Hoover suspected the German refugees of disloyalty to the United States and of political “subversion” mainly because some of them called for a better world after the war. Yet, they were never a hazard to U.S. security--their unconditional enmity toward Nazi Germany made them the most dedicated supporters of America’s war effort. Still, as Stephan shows, the average FBI dossier on a German refugee ran to 100 pages.

The large number of German-Americans in the United States were a different story. There was good reason to fear they might commit sabotage of American war production facilities because many of them were known to be friendly to the Nazi cause and therefore opposed to the war effort. Yet these German Americans never seem to have engaged in hostile acts against the United States. Whether Hoover can be credited with having prevented such acts we do not know. But the German Americans are not Stephan’s subject.
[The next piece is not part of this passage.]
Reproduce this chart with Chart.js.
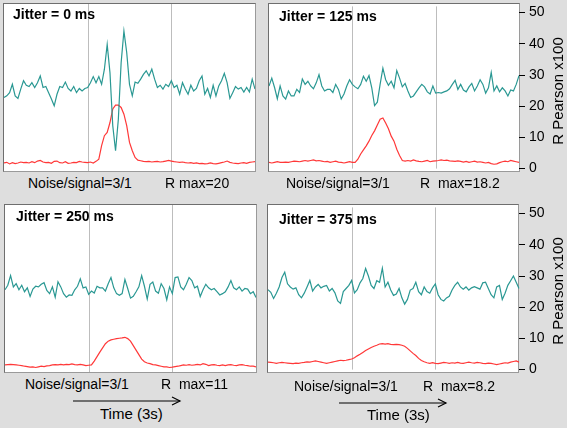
<!DOCTYPE html>
<html>
<head>
<meta charset="utf-8">
<script src="https://cdn.jsdelivr.net/npm/chart.js@4.4.1/dist/chart.umd.min.js"></script>
<style>
  html, body { margin: 0; padding: 0; }
  body { width: 567px; height: 428px; background: #dedede; position: relative; overflow: hidden;
         font-family: "Liberation Sans", Arial, sans-serif; color: #000; }
  .box { position: absolute; background: #fff; box-sizing: border-box;
         border: 1px solid #9a9a9a; border-top-color: #6e6e6e; border-left-color: #6e6e6e; }
  canvas { position: absolute; }
  .lbl { position: absolute; font-size: 14px; line-height: 16px; white-space: pre; }
  .jit { font-weight: bold; }
  .time { font-size: 15px; line-height: 17px; }
  .ytitle { position: absolute; font-size: 15px; line-height: 17px; white-space: nowrap;
            transform: translate(-50%, -50%) rotate(-90deg); }
  svg { position: absolute; left: 0; top: 0; }
</style>
</head>
<body>
<div class="box" style="left:3px;top:3px;width:253px;height:169px"></div>
<div class="box" style="left:268px;top:3px;width:252px;height:169px"></div>
<div class="box" style="left:4px;top:204px;width:253px;height:169px"></div>
<div class="box" style="left:267px;top:204px;width:252px;height:169px"></div>

<canvas id="p1" width="251" height="167" style="left:4px;top:4px"></canvas>
<canvas id="p2" width="298" height="187" style="left:269px;top:-6px"></canvas>
<canvas id="p3" width="251" height="167" style="left:5px;top:205px"></canvas>
<canvas id="p4" width="299" height="187" style="left:268px;top:195px"></canvas>

<div class="lbl jit" style="left:13px;top:6px">Jitter = 0 ms</div>
<div class="lbl jit" style="left:279px;top:8px">Jitter = 125 ms</div>
<div class="lbl jit" style="left:16px;top:208px">Jitter = 250 ms</div>
<div class="lbl jit" style="left:279px;top:211px">Jitter = 375 ms</div>

<div class="lbl" style="left:28px;top:175px">Noise/signal=3/1</div>
<div class="lbl" style="left:165px;top:175px">R max=20</div>
<div class="lbl" style="left:286px;top:175px">Noise/signal=3/1</div>
<div class="lbl" style="left:420px;top:175px">R  max=18.2</div>
<div class="lbl" style="left:25px;top:376px">Noise/signal=3/1</div>
<div class="lbl" style="left:161px;top:376px">R  max=11</div>
<div class="lbl" style="left:294px;top:378px">Noise/signal=3/1</div>
<div class="lbl" style="left:423px;top:378px">R  max=8.2</div>

<div class="lbl time" style="left:100px;top:405px">Time (3s)</div>
<div class="lbl time" style="left:367px;top:406px">Time (3s)</div>

<div class="ytitle" style="left:557px;top:91px">R Pearson x100</div>
<div class="ytitle" style="left:557px;top:291px">R Pearson x100</div>

<svg width="567" height="428">
  <g stroke="#000" stroke-width="1.2" fill="none">
    <line x1="73" y1="401" x2="180" y2="401"/>
    <polyline points="172,397 180,401 172,405"/>
    <line x1="339" y1="403" x2="446" y2="403"/>
    <polyline points="438,399 446,403 438,407"/>
  </g>
</svg>

<script>
// 91 samples across the 3 s window, grid lines at 1 s and 2 s
const samples = [...Array(91).keys()];
const timeGrid = [30, 60];
const yTicks = [0, 10, 20, 30, 40, 50];

// correlation trace (teal) and synchrony trace (red), R Pearson x100
const jit0Corr = [22.9,23.4,24.4,27.0,23.4,22.6,25.5,28.1,26.7,26.3,
  27.5,26.0,27.5,29.6,26.0,26.3,24.4,22.4,20.3,23.9,
  26.3,26.0,27.7,25.7,24.9,26.3,24.4,25.7,24.9,25.7,
  26.0,27.5,29.4,27.5,29.4,27.0,31.7,39.4,30.6,14.1,
  6.3,16.1,33.7,43.6,36.9,27.0,23.4,27.7,27.3,28.6,
  30.1,31.2,29.6,31.7,28.6,26.0,26.7,25.5,27.0,26.3,
  28.1,26.0,26.7,23.9,27.5,25.5,23.9,26.7,24.9,25.7,
  28.1,29.6,23.9,25.7,22.9,26.7,23.4,26.5,28.1,30.4,
  27.5,22.6,24.4,26.3,25.5,26.0,24.6,26.0,24.6,28.6,
  25.5];
const jit0Sync = [2.5,2.7,2.2,2.6,2.3,2.5,2.8,2.6,2.7,2.5,
  2.9,2.6,3.1,3.3,2.8,2.6,2.7,2.4,3.0,3.1,
  2.6,2.5,2.9,2.4,2.5,2.7,2.6,3.0,2.8,2.7,
  2.6,2.8,2.5,3.0,3.7,7.9,11.0,12.0,15.1,19.3,
  20.5,20.5,19.8,17.7,14.1,8.9,6.3,4.2,3.4,3.2,
  3.0,2.9,3.0,2.8,2.9,3.0,2.8,2.9,3.1,3.3,
  3.1,2.9,2.8,2.7,2.8,2.6,2.5,2.6,2.4,2.5,
  2.3,2.4,2.2,2.3,2.5,2.3,2.2,2.4,2.6,2.8,
  3.1,2.7,2.5,2.4,2.3,2.5,2.6,2.4,2.7,2.8,
  2.9];

const jit125Corr = [26.5,29.0,26.0,22.4,26.5,23.3,22.3,24.9,23.3,23.3,
  25.4,24.4,28.7,27.0,28.0,26.5,25.6,27.5,30.1,26.5,
  24.9,25.4,25.4,24.4,27.0,25.4,22.3,23.9,26.5,28.5,
  27.0,26.2,25.6,27.0,29.6,28.0,29.8,25.9,20.2,21.3,
  27.0,32.2,28.5,26.7,28.0,25.9,31.4,29.0,26.2,27.3,
  24.9,22.8,23.3,24.6,25.9,27.0,26.2,24.6,23.9,26.5,
  24.2,24.4,24.2,24.6,24.9,25.6,27.0,28.3,25.4,27.0,
  25.2,24.6,26.2,27.3,24.9,26.5,28.5,27.0,24.2,25.9,
  30.8,24.9,26.5,24.6,25.9,24.9,23.3,25.2,24.9,27.0,
  29.8];
const jit125Sync = [2.0,1.8,2.0,2.2,2.0,2.0,2.1,2.0,2.2,2.4,
  2.3,2.2,2.4,2.6,2.4,2.6,2.8,2.5,2.6,2.4,
  2.2,2.3,2.0,2.2,2.4,2.1,2.0,1.8,2.0,2.2,
  2.0,2.0,3.0,4.7,6.0,7.3,8.8,10.6,12.1,14.0,
  15.8,16.2,14.6,12.8,10.4,8.8,6.2,4.2,2.6,2.4,
  2.6,2.4,2.8,2.5,2.3,2.2,2.4,2.6,2.2,2.4,
  2.5,2.6,2.8,2.6,2.7,2.5,2.4,2.3,2.5,2.3,
  2.1,2.3,2.0,2.2,2.4,2.1,2.2,2.0,1.8,2.0,
  1.6,1.4,1.5,1.9,2.2,2.4,2.2,2.6,2.4,2.2,
  2.0];

const jit250Corr = [25.6,27.0,30.0,26.5,27.5,25.6,27.0,25.0,26.2,23.5,
  25.8,26.7,26.5,27.3,27.8,25.4,24.4,26.5,23.3,28.1,
  26.5,24.4,23.3,24.0,23.9,25.6,26.7,29.0,26.2,26.5,
  24.2,25.2,24.6,26.7,26.2,26.2,25.2,27.5,29.4,26.2,
  24.4,23.9,24.4,28.8,26.0,23.0,23.6,25.0,26.5,30.0,
  26.7,22.7,27.3,28.0,25.2,24.5,27.5,26.0,22.5,26.5,
  24.4,29.4,29.6,26.5,25.6,27.3,29.4,28.5,26.2,26.7,
  23.5,25.6,27.3,26.2,25.6,26.0,25.0,24.0,24.4,25.0,
  26.5,28.5,26.2,25.6,26.5,25.2,26.0,25.8,24.4,25.0,
  23.2];
const jit250Sync = [2.2,2.3,2.4,2.3,2.2,2.1,2.0,1.8,1.7,1.5,
  1.6,1.4,1.6,1.8,1.7,1.9,2.0,2.2,2.3,2.2,
  2.4,2.2,2.4,2.3,2.5,2.3,2.2,2.4,2.2,2.0,
  2.1,2.2,3.4,4.8,6.2,7.5,8.8,9.6,10.0,10.2,
  10.4,10.5,10.6,10.8,10.4,9.6,8.2,6.8,5.4,4.0,
  3.2,2.8,2.6,2.3,2.2,2.0,1.8,1.6,1.6,1.4,
  1.5,1.7,1.8,2.0,2.2,2.1,2.3,2.1,2.2,2.4,
  2.2,2.6,2.4,2.0,2.2,2.3,2.1,2.0,2.2,2.0,
  2.2,2.3,2.1,2.0,2.2,2.3,2.1,2.0,1.8,1.8,
  1.6];

const jit375Corr = [25.6,24.8,22.8,24.5,26.5,29.5,31.2,27.5,26.5,25.8,
  26.2,24.0,23.0,24.5,26.5,28.6,25.2,26.5,27.3,26.2,
  26.7,27.0,25.2,26.0,24.6,22.0,21.2,25.0,26.0,27.0,
  28.6,24.6,25.6,27.8,29.2,32.4,30.0,27.0,26.0,28.5,
  28.0,32.5,26.5,28.0,25.5,23.8,24.2,26.0,23.0,21.0,
  22.5,25.5,26.0,28.0,25.0,24.0,26.5,25.0,24.5,26.2,
  27.5,24.0,22.5,22.0,23.0,23.5,25.5,27.0,28.0,26.5,
  25.8,26.5,25.5,26.2,26.6,26.2,25.8,27.8,28.0,26.0,
  24.0,23.0,26.5,27.0,22.5,24.5,27.0,28.5,30.0,28.0,
  26.0];
const jit375Sync = [2.4,2.3,2.2,2.0,2.2,2.3,2.2,2.1,2.0,1.9,
  2.1,2.0,2.2,2.3,2.5,2.4,2.6,2.8,2.6,2.4,
  2.2,2.0,2.2,2.4,2.6,2.8,3.0,2.9,3.0,3.2,
  3.4,3.8,4.4,4.9,5.5,6.1,6.6,7.1,7.5,7.8,
  8.2,8.3,8.2,8.3,8.1,8.0,8.1,8.0,7.8,7.5,
  6.8,6.0,5.2,4.5,3.6,2.9,2.5,2.2,2.0,2.2,
  2.0,1.9,2.1,2.3,2.2,2.0,2.2,2.1,2.3,2.1,
  2.0,2.2,2.4,2.2,2.1,2.3,2.2,2.0,1.9,2.1,
  2.0,1.8,1.6,1.8,2.0,2.2,2.1,2.4,2.6,2.8,
  2.4];

const TEAL = '#2a9893';
const RED = '#ff3838';

const timeLines = {
  id: 'timeLines',
  beforeDatasetsDraw(chart) {
    const { ctx, chartArea: a, scales: { x } } = chart;
    ctx.save();
    ctx.strokeStyle = '#bdbdbd';
    ctx.lineWidth = 1;
    timeGrid.forEach(t => {
      const px = Math.round(x.getPixelForValue(t)) + 0.5;
      ctx.beginPath();
      ctx.moveTo(px, a.top);
      ctx.lineTo(px, a.bottom);
      ctx.stroke();
    });
    ctx.restore();
  },
};

function panel(id, corr, sync, withAxis) {
  const y = withAxis ? {
    position: 'right', min: 0, max: 52,
    afterBuildTicks: s => { s.ticks = yTicks.map(v => ({ value: v })); },
    afterFit: s => { s.width = 48; },
    border: { display: false },
    grid: { drawOnChartArea: false, drawTicks: true, tickLength: 6, color: '#000' },
    ticks: { padding: 4, color: '#000', font: { family: 'Liberation Sans, Arial', size: 14 } },
  } : { display: false, min: 0, max: 52 };

  new Chart(document.getElementById(id), {
    type: 'line',
    data: {
      labels: samples,
      datasets: [
        { data: corr, borderColor: TEAL, borderWidth: 1.2 },
        { data: sync, borderColor: RED, borderWidth: 1.2 },
      ],
    },
    options: {
      responsive: false,
      animation: false,
      layout: { padding: withAxis ? { top: 10, bottom: 10 } : 0 },
      elements: { point: { radius: 0 }, line: { tension: 0 } },
      plugins: { legend: { display: false }, tooltip: { enabled: false } },
      scales: { x: { display: false }, y },
    },
    plugins: [timeLines],
  });
}

panel('p1', jit0Corr, jit0Sync, false);
panel('p2', jit125Corr, jit125Sync, true);
panel('p3', jit250Corr, jit250Sync, false);
panel('p4', jit375Corr, jit375Sync, true);
</script>
</body>
</html>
“Isolationist” Americans, i.e. Americans who opposed the American war effort against Germany, including such prominent Americans as Henry Ford and Charles Lindbergh, were a serious problem for the American conduct of the war against Germany because they had considerable antiwar support in the nation. Such isolationists did not commit sabotage of war facilities; their modus operandi was antiwar propaganda. Hoover clearly sided with these (often crypto-fascist) isolationists who accused the German refugees of driving America into the war for their own selfish purposes of revenge against Hitler, and that they were Communists. Hoover suspected them of anti-American activities because they were foreigners (he was a wild xenophobe) and because they were “premature anti-fascists.” Even though these German exiles were America’s staunchest allies against Hitler, Hoover monitored their every move. He also clandestinely collected large amounts of information about them for the purpose of proving they were “Reds.” But he was never able to prove that any of them were disloyal to the United States during the war.

With its 46 pages of notes, 28 reproductions of recently released FBI documents and a bibliography of 243 related books, “Communazis” is an important compendium of one aspect of World War II: the lives (and the illusions) of German literary figures who took refuge in the United States from the most evil curse in human history, only to find themselves monitored incessantly by Hoover, the Inquisitor General of the United States.